Wouldn't Nancy Pelosi been rock-solid for one of those "Wanna get away?" spots? Just superimpose the tagline over her during an uncomfortable portion of the address. We'll get it.
So besides those Obama voiceovers, most of the placements could be done digitally, to avoid blurring the line of impropriety and implied kickbacks from sponsors. If they really want to be ambitious, they could always decide to appropriate funding for green-screen technology on the floor of the House of Representatives. How great would it be to see Congress taking on the important business of the country, all while enjoying a Carnival cruise?
Besides providing a national service and financial windfall, this sponsorship plan would accomplish one other thing: It would force Nielsen to provide ratings for the telecast. Currently, Nielsen doesn't report viewership numbers for the speech, as it is non-advertised content. So we are forced to assume that the viewership of the commercial content that airs after the speech is a relatively accurate surrogate for the network's coverage of the speech itself. That's rather arrogant of the media, to assume that people are as interested in their spin-fest and commentary as they are the major address from the leader of the free world that preceded it.

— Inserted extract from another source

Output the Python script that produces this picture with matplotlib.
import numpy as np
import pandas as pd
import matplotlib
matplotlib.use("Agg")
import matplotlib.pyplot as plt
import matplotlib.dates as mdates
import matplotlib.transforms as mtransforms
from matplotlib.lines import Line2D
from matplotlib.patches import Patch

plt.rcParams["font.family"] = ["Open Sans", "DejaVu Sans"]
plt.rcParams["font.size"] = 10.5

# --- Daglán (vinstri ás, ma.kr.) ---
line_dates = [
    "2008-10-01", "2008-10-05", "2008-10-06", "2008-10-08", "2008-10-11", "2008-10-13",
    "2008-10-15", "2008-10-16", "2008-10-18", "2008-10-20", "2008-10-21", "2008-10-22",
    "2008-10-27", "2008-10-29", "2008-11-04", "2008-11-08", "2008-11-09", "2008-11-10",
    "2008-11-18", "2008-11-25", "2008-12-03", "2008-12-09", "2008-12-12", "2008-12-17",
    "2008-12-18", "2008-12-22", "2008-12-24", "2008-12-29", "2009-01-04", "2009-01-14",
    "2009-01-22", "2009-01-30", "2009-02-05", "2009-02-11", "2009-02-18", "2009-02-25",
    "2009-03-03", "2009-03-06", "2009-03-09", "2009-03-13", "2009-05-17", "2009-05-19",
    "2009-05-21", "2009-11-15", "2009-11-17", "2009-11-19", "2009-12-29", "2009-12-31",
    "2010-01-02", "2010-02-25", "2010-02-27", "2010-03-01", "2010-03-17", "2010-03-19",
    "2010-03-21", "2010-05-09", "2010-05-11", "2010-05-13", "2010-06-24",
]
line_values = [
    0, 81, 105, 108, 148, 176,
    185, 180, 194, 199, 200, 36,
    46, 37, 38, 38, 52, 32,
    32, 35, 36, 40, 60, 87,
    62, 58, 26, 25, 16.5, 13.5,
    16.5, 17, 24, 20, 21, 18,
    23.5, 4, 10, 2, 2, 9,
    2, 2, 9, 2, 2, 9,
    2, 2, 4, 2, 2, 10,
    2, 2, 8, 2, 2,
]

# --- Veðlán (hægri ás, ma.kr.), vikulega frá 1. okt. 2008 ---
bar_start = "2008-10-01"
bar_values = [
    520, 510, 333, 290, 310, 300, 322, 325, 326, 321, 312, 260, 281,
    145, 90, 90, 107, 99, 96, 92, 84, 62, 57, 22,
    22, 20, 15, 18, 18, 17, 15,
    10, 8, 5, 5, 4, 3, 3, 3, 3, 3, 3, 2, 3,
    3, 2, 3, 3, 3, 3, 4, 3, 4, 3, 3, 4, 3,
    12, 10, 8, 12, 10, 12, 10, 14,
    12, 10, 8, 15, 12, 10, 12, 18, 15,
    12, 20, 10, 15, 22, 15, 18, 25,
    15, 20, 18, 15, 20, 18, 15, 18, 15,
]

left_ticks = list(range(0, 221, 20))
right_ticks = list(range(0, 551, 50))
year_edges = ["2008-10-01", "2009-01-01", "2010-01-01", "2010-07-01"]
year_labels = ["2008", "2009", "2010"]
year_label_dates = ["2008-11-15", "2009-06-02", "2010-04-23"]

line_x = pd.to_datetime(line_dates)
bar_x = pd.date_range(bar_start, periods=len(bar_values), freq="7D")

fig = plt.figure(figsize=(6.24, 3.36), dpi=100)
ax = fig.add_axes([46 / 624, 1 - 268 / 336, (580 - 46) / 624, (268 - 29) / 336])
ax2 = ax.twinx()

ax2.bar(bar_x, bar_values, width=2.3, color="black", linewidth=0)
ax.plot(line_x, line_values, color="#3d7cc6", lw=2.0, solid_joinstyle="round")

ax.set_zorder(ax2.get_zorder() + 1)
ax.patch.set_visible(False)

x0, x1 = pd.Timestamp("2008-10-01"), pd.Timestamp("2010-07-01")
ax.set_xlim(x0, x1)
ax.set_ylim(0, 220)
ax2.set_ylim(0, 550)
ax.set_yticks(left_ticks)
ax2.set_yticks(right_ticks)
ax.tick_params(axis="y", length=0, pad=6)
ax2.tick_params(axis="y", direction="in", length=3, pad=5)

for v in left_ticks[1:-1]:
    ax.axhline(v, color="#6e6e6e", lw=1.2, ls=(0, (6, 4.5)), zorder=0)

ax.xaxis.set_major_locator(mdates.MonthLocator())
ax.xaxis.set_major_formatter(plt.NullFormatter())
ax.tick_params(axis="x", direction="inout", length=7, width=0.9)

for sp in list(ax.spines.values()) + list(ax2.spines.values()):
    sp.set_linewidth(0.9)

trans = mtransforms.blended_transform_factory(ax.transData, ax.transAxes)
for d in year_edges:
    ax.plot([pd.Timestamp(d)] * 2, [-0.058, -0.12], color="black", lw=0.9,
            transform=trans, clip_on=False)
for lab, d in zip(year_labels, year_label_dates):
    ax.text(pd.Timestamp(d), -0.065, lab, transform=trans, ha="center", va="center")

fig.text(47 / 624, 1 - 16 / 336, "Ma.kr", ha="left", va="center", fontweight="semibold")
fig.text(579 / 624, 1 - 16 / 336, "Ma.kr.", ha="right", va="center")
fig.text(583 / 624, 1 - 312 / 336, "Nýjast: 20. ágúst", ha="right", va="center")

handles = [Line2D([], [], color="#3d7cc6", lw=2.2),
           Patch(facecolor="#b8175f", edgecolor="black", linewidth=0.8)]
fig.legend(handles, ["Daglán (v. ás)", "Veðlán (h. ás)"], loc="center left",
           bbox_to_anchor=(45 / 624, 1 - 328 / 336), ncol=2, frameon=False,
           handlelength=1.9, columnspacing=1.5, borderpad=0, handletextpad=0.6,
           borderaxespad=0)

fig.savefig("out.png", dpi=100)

Different networks would be able to sell different packages, extending promotional opportunities. "Look, I can give you a package for a John Kerry/Rand Paul, but you'll have to take Harry Reid, too." "No, sorry, the NY market deal has to include Lieberman - you can't just get Schumer and Gillibrand. Not without premium Tier 1 pricing."

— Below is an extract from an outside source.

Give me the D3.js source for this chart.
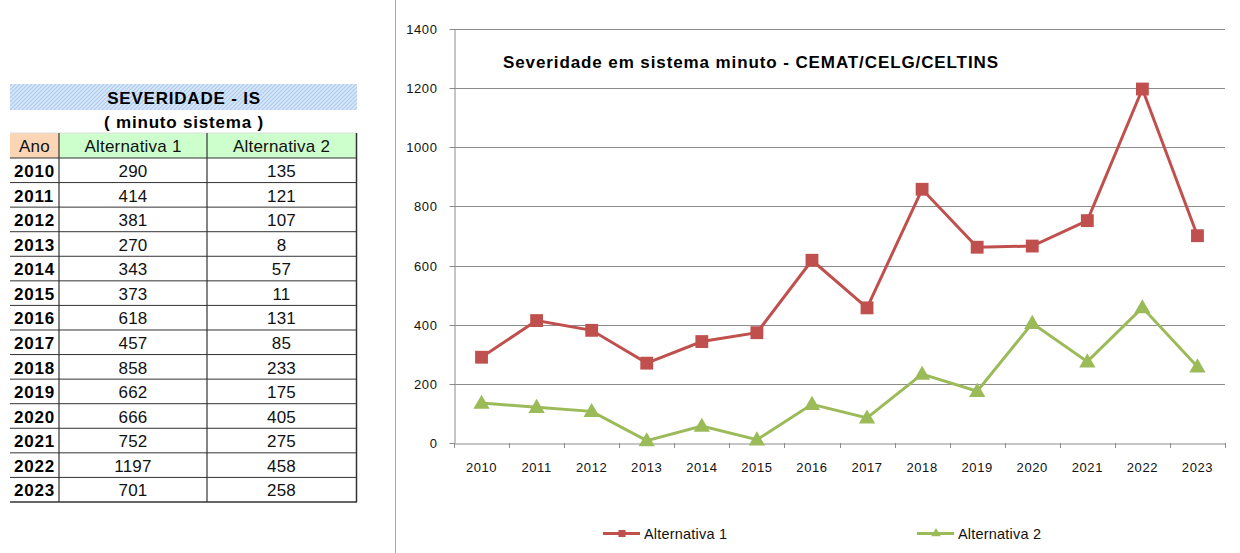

The only catch is that the networks can't pocket the profits here, either. All revenues coming from this plan go directly towards paying down the national debt. But that's not to say that certain government agencies wouldn't take their cooperation into account during regulatory hearings for the next mega-merger of media properties, should something like that actually happen in this day and age.
So in the spirit of free market capitalism that will win our future, let's hope that by January 2012 we'll be able to reasonably know which news organization's network delivered the most consumers to the "State of the Union Address," sponsored by Fidelity Investments -- "Get More For Less"; and by Dannon -- "Where High Quality Ingredients Create a High Quality Product."
Or, in the words of the Majority Floor Services Chief and House Sergeant at Arms, "Mister Speaker, the President of the United States, brought to you by McDonald's -- I'm Lovin' It!"